BEST WEST TEX-MEX BURGERS
1/4 cup corn flake crumbs 2/3 cup Old El Paso Salsa 1 lb. extra-lean ground beef 3/4 cup nonfat sour cream 2 tablespoons Old El Paso Chopped Green Chiles (from 4.5-oz. can) 1/4 teaspoon ground cumin 6 (8 to 10-inch) fat-free flour tortillas 1 1/2 cups chopped leaf lettuce
In large bowl, combine corn flake crumbs and 3 tablespoons of the salsa; mix well. Add ground beef; mix well. Shape mixture into 6 round or long, narrow (hot dog-shaped) patties, 1/2 inch thick.
In small bowl, combine sour cream, green chiles and cumin; blend well. Set aside.
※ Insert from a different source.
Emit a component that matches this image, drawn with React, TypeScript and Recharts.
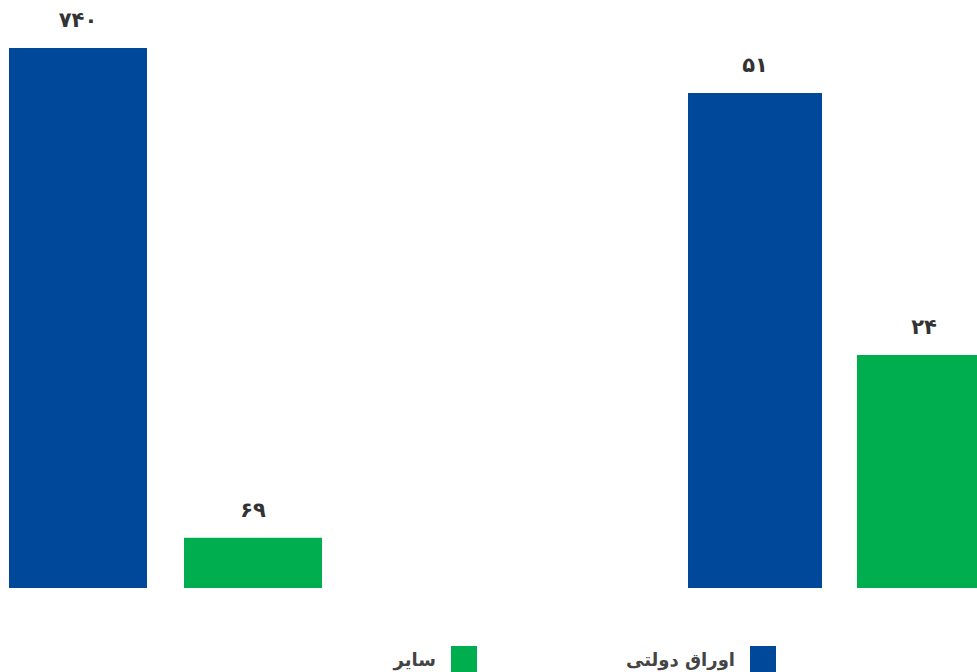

TO GRILL PATTIES: Preheat grill. Place patties on gas grill over medium heat or on charcoal grill 4 to 6 inches from medium coals. Cook on open grill for 11 to 13 minutes or until burgers are thoroughly cooked, turning once. Just before burgers are done, wrap tortillas in foil; place on grill for 1 minute to heat.
OR, TO BROIL PATTIES: Place on broiler pan; broil 3 to 4 inches from heat for 10 to 12 minutes or until burgers are thoroughly cooked, turning once. Warm tortillas.
TO SERVE: Sprinkle 1/4 cup lettuce down center of each tortilla. Top with burgers; spoon sour cream mixture over burgers. Roll up tortillas. Serve with remaining salsa.